Ainsi s’épanche, dans sa « douce tristesse, » le petit Kubinke ; et comme autrefois Desdémone en écoutant le récit des malheurs d’Othello, la « rousse » Pauline s’émeut sans trop chercher à comprendre, et son désir de consoler son ami se change peu à peu en un sentiment plus intime et plus chaud, qu’elle exprime en passant son bras autour du cou du garçon coiffeur. Alors, pour la première fois leurs lèvres se rencontrent, et je ne puis assez dire avec quelle poésie délicate et subtile M. Hermann nous décrit ensuite leur retour à Berlin, sous un ciel étoile, leur retour pareil à un rêve délicieux, trop rapide et qui cependant leur semble ne pas devoir finir. Ce sont là des pages qui suffiraient à justifier l’auteur de Kubinke d’avoir préféré à la peinture des mœurs de la riche bourgeoisie juive celle de la vie plus obscure d’un garçon coiffeur et d’une femme de chambre. Hélas ! pourquoi ne puis-je pas en donner même une idée au lecteur français ! Et puis les deux amoureux se séparent, dans l’escalier de l’immense maison, après un dernier baiser qui leur vaut la haine jalouse du « vice-propriétaire » Piesecke.

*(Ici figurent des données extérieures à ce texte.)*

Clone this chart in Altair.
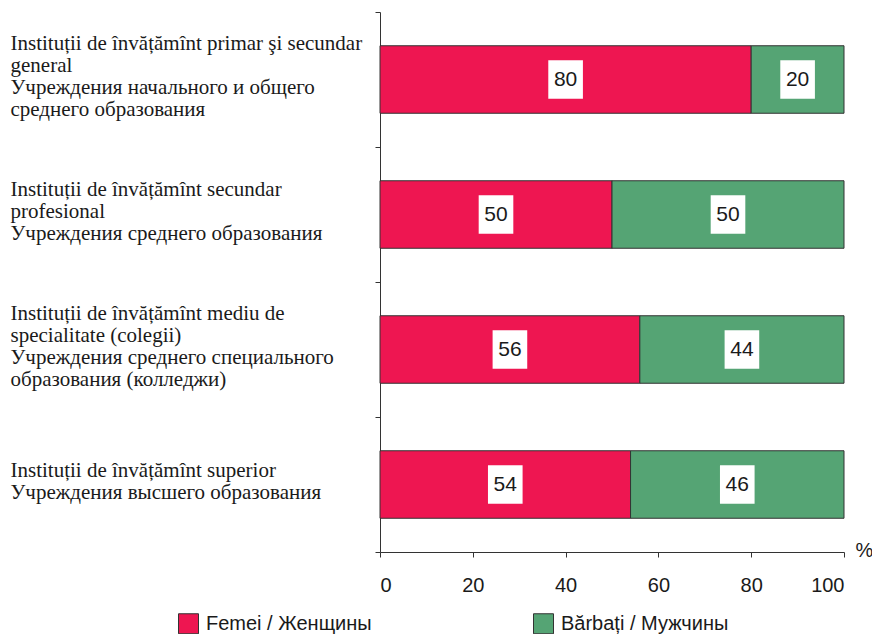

Dans la cuisine, M. Max Lœwenberg, vêtu d’un pyjama rose, et Mme Betty Lœwenberg, enveloppée de quelque chose de blanc qui tenait le milieu entre un peignoir et une veste de nuit, étaient en train de travailler à réchauffer un biberon pour leur petit « Jeannot d’or ; » et tous les deux furent ravis lorsqu’ils aperçurent Pauline, car M. Max Lœwenberg ne s’entendait à réchauffer du lait que d’une façon toute théorique, tandis que Mme Betty Lœwenberg n’avait pas même appris cela dans la coûteuse pension de Mlle Bamberger.

— Eh bien ! Pauline, comment était-ce à Grünewald ? demanda M. Lœwenberg.

— Oh ! c’était très beau ! — répondit Pauline en baissant les yeux ; et l’on pouvait comprendre à sa voix qu’elle avait pleinement conscience de la portée historique de cette mémorable soirée. — C’était très beau ! Je viens de me Fiancer avec M. Kubinke !


T. DE WYZEWA.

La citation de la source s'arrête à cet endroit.